What you should do: Your task is to copy the listing exactly. Drop any pictures from the copy.

Dataset excerpt:
## start
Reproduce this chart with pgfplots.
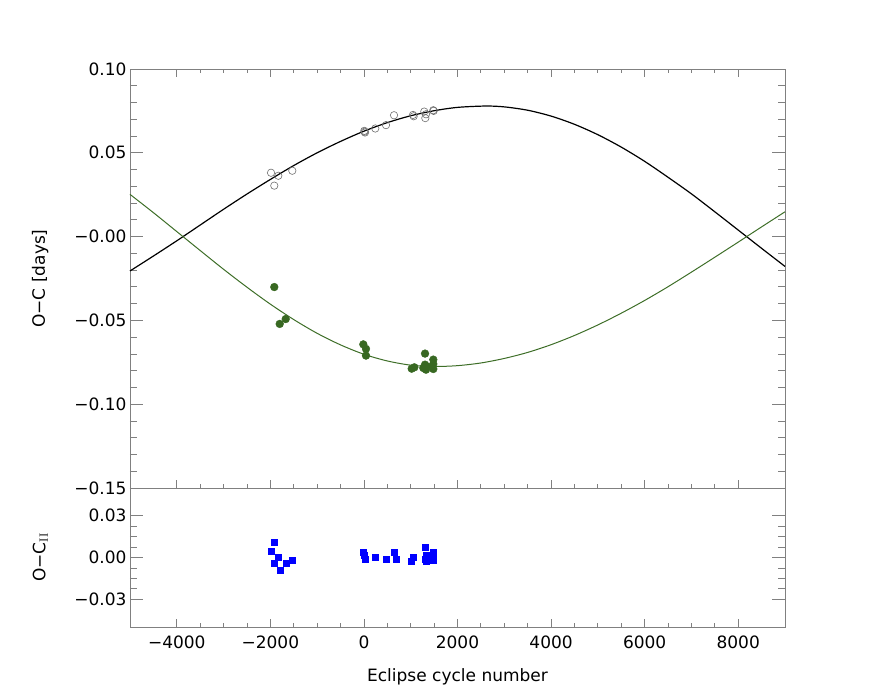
\documentclass[border=0pt]{standalone}
\usepackage[no-math]{fontspec}
\setmainfont{DejaVu Sans}
\usepackage{pgfplots}
\pgfplotsset{compat=1.18}
\definecolor{frame}{RGB}{128,128,128}
\definecolor{fitgreen}{RGB}{62,110,40}
\definecolor{ptgreen}{RGB}{56,104,34}
\definecolor{circ}{RGB}{110,110,110}

\begin{document}
\begin{tikzpicture}
\path[use as bounding box] (-130pt,-209pt) rectangle (742pt,488pt);
\pgfplotsset{
  every axis/.append style={
    scale only axis, width=655pt,
    xmin=-5000, xmax=9000,
    tick align=inside,
    axis line style={frame, line width=0.8pt},
    every tick/.style={frame, line width=0.8pt},
    major tick length=13pt, minor tick length=7pt,
    xtick style={/pgfplots/major tick length=8pt, /pgfplots/minor tick length=4pt},
    tick label style={font=\fontsize{17}{20}\selectfont, black},
    label style={font=\fontsize{17}{20}\selectfont},
    xtick={-4000,-2000,...,8000},
    minor x tick num=3,
    scaled ticks=false,
    ylabel style={at={(axis description cs:-0.137,0.5)}, anchor=center},
  },
}
% upper panel
\begin{axis}[at={(0,0)}, anchor=south west, height=419pt,
  ymin=-0.15, ymax=0.10, clip=false,
  ytick={-0.15,-0.10,-0.05,0,0.05,0.10},
  yticklabels={−0.15,−0.10,−0.05,−0.00,0.05,0.10},
  minor y tick num=4,
  xticklabels={},
  ylabel={O−C [days]}]
\addplot[black, line width=1.2pt, smooth] coordinates {
 (-5000,-0.0205) (-4500,-0.0116) (-4000,-0.0025) (-3500,0.0069) (-3000,0.0163)
 (-2500,0.0254) (-2000,0.0341) (-1500,0.0424) (-1000,0.0500) (-500,0.0568)
 (0,0.0629) (500,0.0680) (1000,0.0721) (1500,0.0751) (2000,0.0771) (2600,0.0779)
 (3000,0.0774) (3500,0.0754) (4000,0.0719) (4500,0.0670) (5000,0.0608)
 (5500,0.0534) (6000,0.0449) (6500,0.0354) (7000,0.0255) (7500,0.0148)
 (8000,0.0039) (8500,-0.0070) (9000,-0.0178)};
\addplot[fitgreen, line width=1pt, smooth] coordinates {
 (-5000,0.0252) (-4500,0.0143) (-4000,0.0030) (-3500,-0.0083) (-3000,-0.0195)
 (-2500,-0.0302) (-2000,-0.0403) (-1500,-0.0495) (-1000,-0.0577) (-500,-0.0646)
 (0,-0.0702) (500,-0.0742) (1000,-0.0767) (1500,-0.0775) (2000,-0.0770)
 (2500,-0.0754) (3000,-0.0727) (3500,-0.0691) (4000,-0.0645) (4500,-0.0590)
 (5000,-0.0527) (5500,-0.0457) (6000,-0.0381) (6500,-0.0299) (7000,-0.0212)
 (7500,-0.0123) (8000,-0.0033) (8500,0.0058) (9000,0.0148)};
\addplot[only marks, mark=o, mark size=3.7pt, mark options={circ, line width=0.6pt}] coordinates {
 (-1986,0.0381) (-1830,0.0363) (-1916,0.0304) (-1531,0.0393)
 (8,0.0631) (23,0.0621) (15,0.0626) (243,0.0645) (472,0.0665) (643,0.0724)
 (1049,0.0726) (1063,0.0718) (1290,0.0746) (1327,0.0730) (1312,0.0707)
 (1483,0.0754) (1490,0.0750)};
\addplot[only marks, mark=*, mark size=3.9pt, mark options={ptgreen, fill=ptgreen}] coordinates {
 (-1916,-0.0301) (-1800,-0.0521) (-1672,-0.0492)
 (-13,-0.0643) (44,-0.0670) (44,-0.0710)
 (1021,-0.0788) (1078,-0.0780) (1306,-0.0698) (1306,-0.0764) (1327,-0.0794)
 (1341,-0.0774) (1270,-0.0784) (1483,-0.0734) (1483,-0.0790) (1483,-0.0760)};
\draw[black, line width=0.8pt] (rel axis cs:0,0) -- (rel axis cs:1,0);
\end{axis}
% lower panel
\begin{axis}[at={(0,0)}, anchor=north west, height=139pt,
  ymin=-0.05, ymax=0.05,
  ytick={-0.03,0,0.03},
  yticklabels={−0.03,0.00,0.03},
  minor y tick num=3,
  xtick pos=bottom,
  xticklabels={−4000,−2000,0,2000,4000,6000,8000},
  xticklabel style={yshift=-5pt},
  xlabel={Eclipse cycle number},
  xlabel style={at={(axis description cs:0.5,-0.36)}, anchor=center},
  ylabel={O−C$_{\mathrm{II}}$}]
\addplot[only marks, mark=square*, mark size=3pt, mark options={blue, fill=blue}] coordinates {
 (-1916,0.0107) (-1986,0.0045) (-1830,0.0004) (-1916,-0.0043) (-1794,-0.0091)
 (-1672,-0.0039) (-1531,-0.0019)
 (-13,0.0040) (8,0.0016) (23,-0.0014) (243,0.0000) (472,-0.0010) (643,0.0040)
 (686,-0.0012) (1021,-0.0030) (1056,0.0004) (1306,0.0071) (1306,-0.0014)
 (1327,0.0016) (1341,-0.0030) (1483,0.0040) (1483,-0.0019) (1470,0.0010)};
\end{axis}
\end{tikzpicture}
\end{document}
## end
Output of the task:
Reproduce this chart with pgfplots.
\documentclass[border=0pt]{standalone}
\usepackage[no-math]{fontspec}
\setmainfont{DejaVu Sans}
\usepackage{pgfplots}
\pgfplotsset{compat=1.18}
\definecolor{frame}{RGB}{128,128,128}
\definecolor{fitgreen}{RGB}{62,110,40}
\definecolor{ptgreen}{RGB}{56,104,34}
\definecolor{circ}{RGB}{110,110,110}

\begin{document}
\begin{tikzpicture}
\path[use as bounding box] (-130pt,-209pt) rectangle (742pt,488pt);
\pgfplotsset{
  every axis/.append style={
    scale only axis, width=655pt,
    xmin=-5000, xmax=9000,
    tick align=inside,
    axis line style={frame, line width=0.8pt},
    every tick/.style={frame, line width=0.8pt},
    major tick length=13pt, minor tick length=7pt,
    xtick style={/pgfplots/major tick length=8pt, /pgfplots/minor tick length=4pt},
    tick label style={font=\fontsize{17}{20}\selectfont, black},
    label style={font=\fontsize{17}{20}\selectfont},
    xtick={-4000,-2000,...,8000},
    minor x tick num=3,
    scaled ticks=false,
    ylabel style={at={(axis description cs:-0.137,0.5)}, anchor=center},
  },
}
% upper panel
\begin{axis}[at={(0,0)}, anchor=south west, height=419pt,
  ymin=-0.15, ymax=0.10, clip=false,
  ytick={-0.15,-0.10,-0.05,0,0.05,0.10},
  yticklabels={−0.15,−0.10,−0.05,−0.00,0.05,0.10},
  minor y tick num=4,
  xticklabels={},
  ylabel={O−C [days]}]
\addplot[black, line width=1.2pt, smooth] coordinates {
 (-5000,-0.0205) (-4500,-0.0116) (-4000,-0.0025) (-3500,0.0069) (-3000,0.0163)
 (-2500,0.0254) (-2000,0.0341) (-1500,0.0424) (-1000,0.0500) (-500,0.0568)
 (0,0.0629) (500,0.0680) (1000,0.0721) (1500,0.0751) (2000,0.0771) (2600,0.0779)
 (3000,0.0774) (3500,0.0754) (4000,0.0719) (4500,0.0670) (5000,0.0608)
 (5500,0.0534) (6000,0.0449) (6500,0.0354) (7000,0.0255) (7500,0.0148)
 (8000,0.0039) (8500,-0.0070) (9000,-0.0178)};
\addplot[fitgreen, line width=1pt, smooth] coordinates {
 (-5000,0.0252) (-4500,0.0143) (-4000,0.0030) (-3500,-0.0083) (-3000,-0.0195)
 (-2500,-0.0302) (-2000,-0.0403) (-1500,-0.0495) (-1000,-0.0577) (-500,-0.0646)
 (0,-0.0702) (500,-0.0742) (1000,-0.0767) (1500,-0.0775) (2000,-0.0770)
 (2500,-0.0754) (3000,-0.0727) (3500,-0.0691) (4000,-0.0645) (4500,-0.0590)
 (5000,-0.0527) (5500,-0.0457) (6000,-0.0381) (6500,-0.0299) (7000,-0.0212)
 (7500,-0.0123) (8000,-0.0033) (8500,0.0058) (9000,0.0148)};
\addplot[only marks, mark=o, mark size=3.7pt, mark options={circ, line width=0.6pt}] coordinates {
 (-1986,0.0381) (-1830,0.0363) (-1916,0.0304) (-1531,0.0393)
 (8,0.0631) (23,0.0621) (15,0.0626) (243,0.0645) (472,0.0665) (643,0.0724)
 (1049,0.0726) (1063,0.0718) (1290,0.0746) (1327,0.0730) (1312,0.0707)
 (1483,0.0754) (1490,0.0750)};
\addplot[only marks, mark=*, mark size=3.9pt, mark options={ptgreen, fill=ptgreen}] coordinates {
 (-1916,-0.0301) (-1800,-0.0521) (-1672,-0.0492)
 (-13,-0.0643) (44,-0.0670) (44,-0.0710)
 (1021,-0.0788) (1078,-0.0780) (1306,-0.0698) (1306,-0.0764) (1327,-0.0794)
 (1341,-0.0774) (1270,-0.0784) (1483,-0.0734) (1483,-0.0790) (1483,-0.0760)};
\draw[black, line width=0.8pt] (rel axis cs:0,0) -- (rel axis cs:1,0);
\end{axis}
% lower panel
\begin{axis}[at={(0,0)}, anchor=north west, height=139pt,
  ymin=-0.05, ymax=0.05,
  ytick={-0.03,0,0.03},
  yticklabels={−0.03,0.00,0.03},
  minor y tick num=3,
  xtick pos=bottom,
  xticklabels={−4000,−2000,0,2000,4000,6000,8000},
  xticklabel style={yshift=-5pt},
  xlabel={Eclipse cycle number},
  xlabel style={at={(axis description cs:0.5,-0.36)}, anchor=center},
  ylabel={O−C$_{\mathrm{II}}$}]
\addplot[only marks, mark=square*, mark size=3pt, mark options={blue, fill=blue}] coordinates {
 (-1916,0.0107) (-1986,0.0045) (-1830,0.0004) (-1916,-0.0043) (-1794,-0.0091)
 (-1672,-0.0039) (-1531,-0.0019)
 (-13,0.0040) (8,0.0016) (23,-0.0014) (243,0.0000) (472,-0.0010) (643,0.0040)
 (686,-0.0012) (1021,-0.0030) (1056,0.0004) (1306,0.0071) (1306,-0.0014)
 (1327,0.0016) (1341,-0.0030) (1483,0.0040) (1483,-0.0019) (1470,0.0010)};
\end{axis}
\end{tikzpicture}
\end{document}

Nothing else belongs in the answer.